* **What needs to be done**:
Go to the line containing "Recreate this image" below; retype it and all following lines exactly, and leave out the pictures.

┄┄┄┄┄┄┄┄┄┄┄┄┄┄┄┄┄┄┄┄

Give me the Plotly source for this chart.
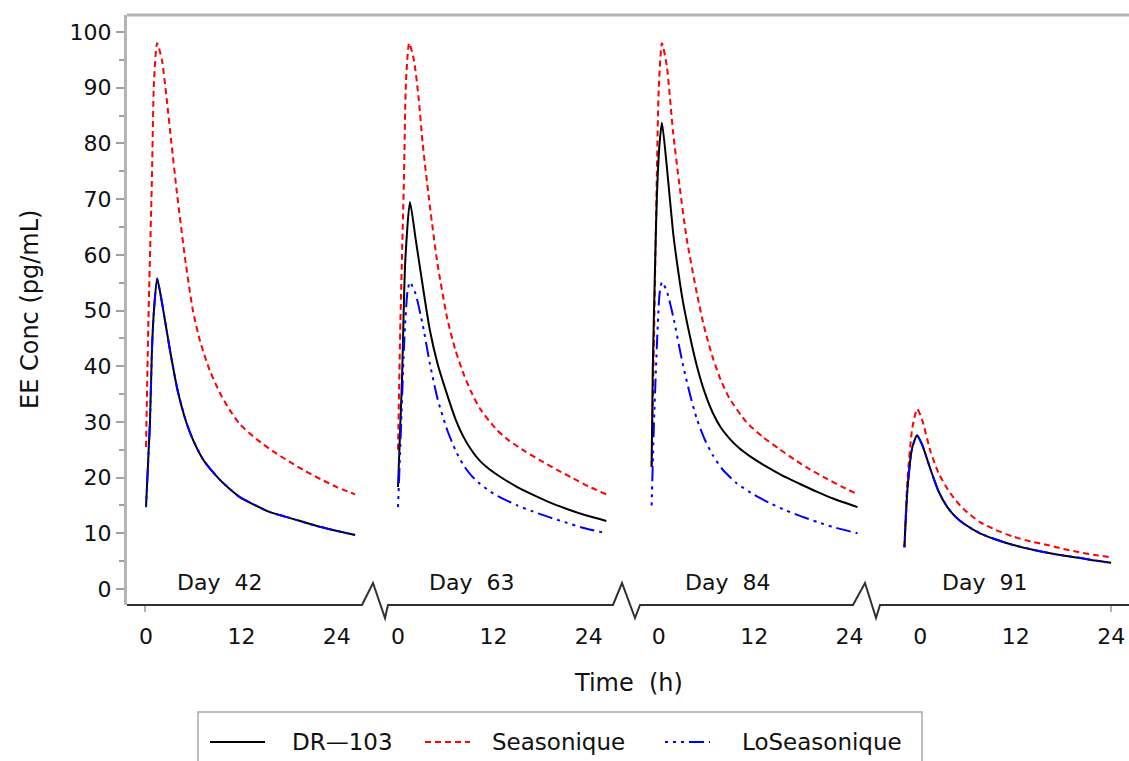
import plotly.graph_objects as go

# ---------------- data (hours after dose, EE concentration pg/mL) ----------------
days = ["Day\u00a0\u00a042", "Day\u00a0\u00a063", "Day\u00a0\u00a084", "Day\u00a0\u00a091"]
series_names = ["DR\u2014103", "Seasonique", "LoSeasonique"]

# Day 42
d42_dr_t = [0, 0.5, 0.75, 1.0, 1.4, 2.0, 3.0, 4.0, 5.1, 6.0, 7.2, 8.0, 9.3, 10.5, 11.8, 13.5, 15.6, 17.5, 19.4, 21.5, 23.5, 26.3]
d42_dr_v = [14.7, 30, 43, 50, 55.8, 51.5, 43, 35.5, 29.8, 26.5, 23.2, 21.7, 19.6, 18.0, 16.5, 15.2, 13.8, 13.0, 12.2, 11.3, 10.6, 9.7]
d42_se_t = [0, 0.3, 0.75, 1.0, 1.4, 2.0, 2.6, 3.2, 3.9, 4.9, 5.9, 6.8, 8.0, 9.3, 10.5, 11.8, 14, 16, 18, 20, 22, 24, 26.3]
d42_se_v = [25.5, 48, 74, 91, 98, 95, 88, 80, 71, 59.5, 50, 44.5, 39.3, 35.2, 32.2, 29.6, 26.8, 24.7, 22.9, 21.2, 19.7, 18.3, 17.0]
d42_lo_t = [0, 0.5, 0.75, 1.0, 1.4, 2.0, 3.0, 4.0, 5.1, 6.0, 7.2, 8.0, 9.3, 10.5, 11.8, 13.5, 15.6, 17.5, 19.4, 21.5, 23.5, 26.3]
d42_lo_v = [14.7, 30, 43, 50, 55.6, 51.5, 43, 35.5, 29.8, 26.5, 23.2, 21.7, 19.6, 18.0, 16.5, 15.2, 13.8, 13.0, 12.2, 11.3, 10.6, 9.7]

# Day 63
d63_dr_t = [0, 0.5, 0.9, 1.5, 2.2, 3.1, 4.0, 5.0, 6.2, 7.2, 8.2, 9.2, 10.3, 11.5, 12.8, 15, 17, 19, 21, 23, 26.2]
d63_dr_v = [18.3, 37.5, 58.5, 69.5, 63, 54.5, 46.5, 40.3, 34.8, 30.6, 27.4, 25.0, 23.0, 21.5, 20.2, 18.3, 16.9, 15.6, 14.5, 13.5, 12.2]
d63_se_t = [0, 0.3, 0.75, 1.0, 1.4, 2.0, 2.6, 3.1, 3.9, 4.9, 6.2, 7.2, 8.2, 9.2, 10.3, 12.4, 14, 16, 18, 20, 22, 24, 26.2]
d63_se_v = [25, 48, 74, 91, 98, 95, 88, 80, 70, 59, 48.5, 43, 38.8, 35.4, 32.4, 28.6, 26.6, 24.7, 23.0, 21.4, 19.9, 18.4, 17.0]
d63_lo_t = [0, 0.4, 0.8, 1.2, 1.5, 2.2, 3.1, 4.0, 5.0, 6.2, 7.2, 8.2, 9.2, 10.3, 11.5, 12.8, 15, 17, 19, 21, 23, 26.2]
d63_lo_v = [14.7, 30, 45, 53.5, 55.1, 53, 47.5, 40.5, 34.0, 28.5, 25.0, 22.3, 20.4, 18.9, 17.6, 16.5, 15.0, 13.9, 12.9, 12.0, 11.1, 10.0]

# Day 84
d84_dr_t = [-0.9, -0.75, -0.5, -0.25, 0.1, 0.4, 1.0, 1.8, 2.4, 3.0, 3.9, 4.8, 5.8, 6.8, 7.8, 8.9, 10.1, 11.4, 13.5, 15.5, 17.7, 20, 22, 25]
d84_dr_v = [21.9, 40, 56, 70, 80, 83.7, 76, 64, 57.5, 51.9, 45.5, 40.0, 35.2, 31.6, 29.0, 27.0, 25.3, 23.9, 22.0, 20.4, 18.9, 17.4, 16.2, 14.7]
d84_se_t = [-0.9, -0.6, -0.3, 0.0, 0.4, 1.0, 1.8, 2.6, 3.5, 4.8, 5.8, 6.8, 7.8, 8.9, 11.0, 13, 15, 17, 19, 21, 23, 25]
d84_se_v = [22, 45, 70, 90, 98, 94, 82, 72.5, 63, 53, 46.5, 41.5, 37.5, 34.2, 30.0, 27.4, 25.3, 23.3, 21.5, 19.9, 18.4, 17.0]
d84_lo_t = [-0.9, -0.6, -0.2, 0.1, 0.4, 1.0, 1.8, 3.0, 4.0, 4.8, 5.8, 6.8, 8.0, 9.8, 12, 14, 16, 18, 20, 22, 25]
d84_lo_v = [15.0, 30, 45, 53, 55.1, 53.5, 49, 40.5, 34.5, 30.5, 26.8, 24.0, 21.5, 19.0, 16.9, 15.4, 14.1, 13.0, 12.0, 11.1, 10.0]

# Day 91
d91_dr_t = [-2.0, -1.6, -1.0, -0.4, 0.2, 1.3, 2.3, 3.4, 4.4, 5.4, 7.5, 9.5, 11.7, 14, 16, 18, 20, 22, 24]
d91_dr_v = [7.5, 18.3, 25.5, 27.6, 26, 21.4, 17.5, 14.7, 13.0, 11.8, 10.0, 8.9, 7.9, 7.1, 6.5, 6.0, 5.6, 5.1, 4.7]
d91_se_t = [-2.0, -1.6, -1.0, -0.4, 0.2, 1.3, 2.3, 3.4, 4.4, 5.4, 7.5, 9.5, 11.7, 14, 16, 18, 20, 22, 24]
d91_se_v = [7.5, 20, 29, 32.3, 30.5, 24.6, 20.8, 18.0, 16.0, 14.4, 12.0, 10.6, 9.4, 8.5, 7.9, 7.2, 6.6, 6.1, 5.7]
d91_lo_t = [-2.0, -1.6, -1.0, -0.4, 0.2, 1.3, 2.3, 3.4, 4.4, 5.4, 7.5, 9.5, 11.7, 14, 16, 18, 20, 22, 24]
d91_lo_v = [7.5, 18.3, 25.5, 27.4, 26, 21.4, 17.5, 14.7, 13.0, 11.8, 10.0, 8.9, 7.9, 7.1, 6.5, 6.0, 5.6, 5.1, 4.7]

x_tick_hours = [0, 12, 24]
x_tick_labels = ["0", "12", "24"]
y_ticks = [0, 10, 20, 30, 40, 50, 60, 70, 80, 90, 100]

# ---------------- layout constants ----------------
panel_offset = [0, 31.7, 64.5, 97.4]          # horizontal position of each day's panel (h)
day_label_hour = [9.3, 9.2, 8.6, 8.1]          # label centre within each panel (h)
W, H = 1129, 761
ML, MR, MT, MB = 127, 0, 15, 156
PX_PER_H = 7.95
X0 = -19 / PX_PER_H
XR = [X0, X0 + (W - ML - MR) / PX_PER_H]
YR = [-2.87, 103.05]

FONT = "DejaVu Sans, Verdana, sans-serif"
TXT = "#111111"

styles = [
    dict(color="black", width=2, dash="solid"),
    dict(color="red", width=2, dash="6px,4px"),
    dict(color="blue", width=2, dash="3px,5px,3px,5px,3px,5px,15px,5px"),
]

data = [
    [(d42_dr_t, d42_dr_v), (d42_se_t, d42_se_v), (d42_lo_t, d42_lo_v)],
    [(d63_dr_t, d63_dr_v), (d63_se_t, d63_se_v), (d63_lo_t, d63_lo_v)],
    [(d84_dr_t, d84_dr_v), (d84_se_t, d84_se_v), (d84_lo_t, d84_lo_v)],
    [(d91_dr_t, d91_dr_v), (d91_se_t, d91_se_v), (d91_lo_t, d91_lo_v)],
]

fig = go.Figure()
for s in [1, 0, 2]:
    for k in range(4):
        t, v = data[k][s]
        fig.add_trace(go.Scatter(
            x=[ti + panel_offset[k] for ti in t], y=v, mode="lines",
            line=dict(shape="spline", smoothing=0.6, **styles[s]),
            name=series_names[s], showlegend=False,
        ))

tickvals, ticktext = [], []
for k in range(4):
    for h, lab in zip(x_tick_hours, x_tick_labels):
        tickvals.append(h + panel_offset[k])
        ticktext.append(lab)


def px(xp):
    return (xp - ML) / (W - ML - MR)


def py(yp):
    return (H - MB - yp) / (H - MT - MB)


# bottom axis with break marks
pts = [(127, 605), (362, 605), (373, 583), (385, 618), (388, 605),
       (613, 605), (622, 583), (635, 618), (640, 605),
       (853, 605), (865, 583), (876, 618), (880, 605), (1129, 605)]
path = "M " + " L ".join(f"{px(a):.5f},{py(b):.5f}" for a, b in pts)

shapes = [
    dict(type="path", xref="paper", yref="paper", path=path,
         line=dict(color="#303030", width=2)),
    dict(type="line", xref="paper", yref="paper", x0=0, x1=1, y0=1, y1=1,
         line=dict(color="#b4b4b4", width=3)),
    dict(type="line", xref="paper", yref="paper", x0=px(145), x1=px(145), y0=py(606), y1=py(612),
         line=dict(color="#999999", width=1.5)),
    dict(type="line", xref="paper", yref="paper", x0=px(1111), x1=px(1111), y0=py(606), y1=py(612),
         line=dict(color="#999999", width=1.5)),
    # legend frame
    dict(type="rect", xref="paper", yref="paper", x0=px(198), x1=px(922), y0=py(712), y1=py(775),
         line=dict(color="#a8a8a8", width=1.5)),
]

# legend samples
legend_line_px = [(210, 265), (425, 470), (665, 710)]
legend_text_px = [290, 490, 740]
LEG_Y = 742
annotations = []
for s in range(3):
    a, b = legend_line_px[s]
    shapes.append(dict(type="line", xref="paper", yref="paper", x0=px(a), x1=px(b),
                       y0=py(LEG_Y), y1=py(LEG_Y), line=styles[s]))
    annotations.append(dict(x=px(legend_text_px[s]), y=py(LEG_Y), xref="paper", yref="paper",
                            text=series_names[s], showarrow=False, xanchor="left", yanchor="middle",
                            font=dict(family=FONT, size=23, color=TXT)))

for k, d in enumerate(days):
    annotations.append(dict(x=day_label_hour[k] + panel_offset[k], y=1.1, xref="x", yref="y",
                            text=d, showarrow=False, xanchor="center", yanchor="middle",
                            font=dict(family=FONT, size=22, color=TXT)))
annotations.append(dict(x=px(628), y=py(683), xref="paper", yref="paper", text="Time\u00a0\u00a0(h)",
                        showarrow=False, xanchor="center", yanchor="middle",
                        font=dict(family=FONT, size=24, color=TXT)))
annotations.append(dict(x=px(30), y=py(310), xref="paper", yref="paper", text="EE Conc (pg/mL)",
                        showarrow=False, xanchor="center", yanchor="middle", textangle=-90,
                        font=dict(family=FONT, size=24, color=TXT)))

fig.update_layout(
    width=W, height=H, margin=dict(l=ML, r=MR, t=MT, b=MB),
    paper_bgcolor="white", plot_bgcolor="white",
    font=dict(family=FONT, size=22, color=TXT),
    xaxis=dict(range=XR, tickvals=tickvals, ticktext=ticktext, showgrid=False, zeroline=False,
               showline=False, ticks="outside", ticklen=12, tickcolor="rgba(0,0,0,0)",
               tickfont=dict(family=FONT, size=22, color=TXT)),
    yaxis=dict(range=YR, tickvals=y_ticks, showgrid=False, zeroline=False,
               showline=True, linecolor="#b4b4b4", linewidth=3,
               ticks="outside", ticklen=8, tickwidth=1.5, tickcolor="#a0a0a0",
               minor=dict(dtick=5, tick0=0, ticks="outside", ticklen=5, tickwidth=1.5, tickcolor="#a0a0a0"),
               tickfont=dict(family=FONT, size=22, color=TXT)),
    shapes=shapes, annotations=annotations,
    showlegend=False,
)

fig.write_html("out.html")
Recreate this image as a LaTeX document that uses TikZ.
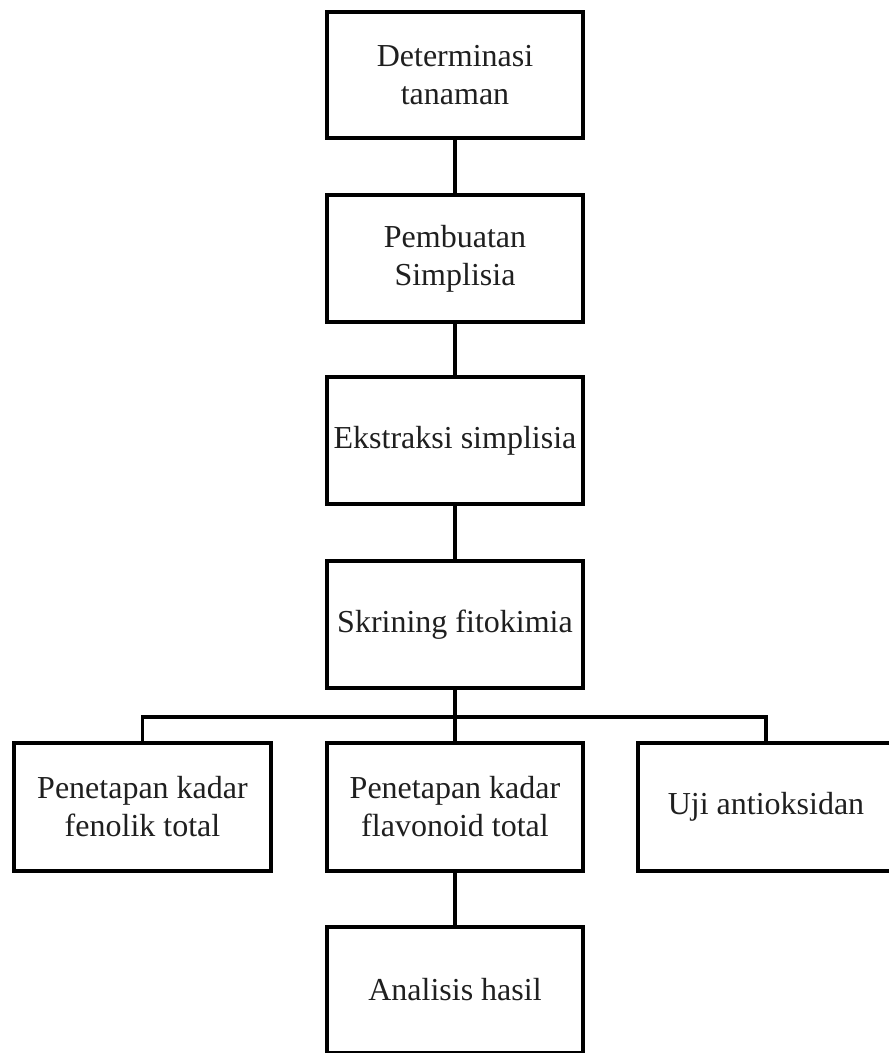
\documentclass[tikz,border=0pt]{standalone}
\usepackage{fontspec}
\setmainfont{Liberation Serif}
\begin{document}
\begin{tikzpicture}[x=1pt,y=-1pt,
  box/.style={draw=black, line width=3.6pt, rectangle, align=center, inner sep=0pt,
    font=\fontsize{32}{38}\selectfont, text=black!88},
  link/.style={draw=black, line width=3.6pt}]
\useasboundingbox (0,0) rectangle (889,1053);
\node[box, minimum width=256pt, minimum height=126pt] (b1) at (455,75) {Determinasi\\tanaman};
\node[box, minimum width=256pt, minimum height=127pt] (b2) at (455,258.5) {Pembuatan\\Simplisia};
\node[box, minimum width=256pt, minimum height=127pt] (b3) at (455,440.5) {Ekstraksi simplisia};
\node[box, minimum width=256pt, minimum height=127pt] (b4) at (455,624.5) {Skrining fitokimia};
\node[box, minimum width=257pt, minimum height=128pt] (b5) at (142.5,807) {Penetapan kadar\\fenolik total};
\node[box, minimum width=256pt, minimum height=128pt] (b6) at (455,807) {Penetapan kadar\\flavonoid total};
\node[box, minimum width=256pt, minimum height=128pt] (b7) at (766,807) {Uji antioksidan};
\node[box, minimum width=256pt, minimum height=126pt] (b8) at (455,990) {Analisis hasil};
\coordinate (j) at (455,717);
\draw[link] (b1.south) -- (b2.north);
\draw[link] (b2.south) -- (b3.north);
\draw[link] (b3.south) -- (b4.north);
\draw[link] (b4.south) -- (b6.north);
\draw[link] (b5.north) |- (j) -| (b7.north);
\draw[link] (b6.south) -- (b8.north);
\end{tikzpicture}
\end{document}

┄┄┄┄┄┄┄┄┄┄┄┄┄┄┄┄┄┄┄┄

* **Exercise output**:
Recreate this image as a LaTeX document that uses TikZ.
\documentclass[tikz,border=0pt]{standalone}
\usepackage{fontspec}
\setmainfont{Liberation Serif}
\begin{document}
\begin{tikzpicture}[x=1pt,y=-1pt,
  box/.style={draw=black, line width=3.6pt, rectangle, align=center, inner sep=0pt,
    font=\fontsize{32}{38}\selectfont, text=black!88},
  link/.style={draw=black, line width=3.6pt}]
\useasboundingbox (0,0) rectangle (889,1053);
\node[box, minimum width=256pt, minimum height=126pt] (b1) at (455,75) {Determinasi\\tanaman};
\node[box, minimum width=256pt, minimum height=127pt] (b2) at (455,258.5) {Pembuatan\\Simplisia};
\node[box, minimum width=256pt, minimum height=127pt] (b3) at (455,440.5) {Ekstraksi simplisia};
\node[box, minimum width=256pt, minimum height=127pt] (b4) at (455,624.5) {Skrining fitokimia};
\node[box, minimum width=257pt, minimum height=128pt] (b5) at (142.5,807) {Penetapan kadar\\fenolik total};
\node[box, minimum width=256pt, minimum height=128pt] (b6) at (455,807) {Penetapan kadar\\flavonoid total};
\node[box, minimum width=256pt, minimum height=128pt] (b7) at (766,807) {Uji antioksidan};
\node[box, minimum width=256pt, minimum height=126pt] (b8) at (455,990) {Analisis hasil};
\coordinate (j) at (455,717);
\draw[link] (b1.south) -- (b2.north);
\draw[link] (b2.south) -- (b3.north);
\draw[link] (b3.south) -- (b4.north);
\draw[link] (b4.south) -- (b6.north);
\draw[link] (b5.north) |- (j) -| (b7.north);
\draw[link] (b6.south) -- (b8.north);
\end{tikzpicture}
\end{document}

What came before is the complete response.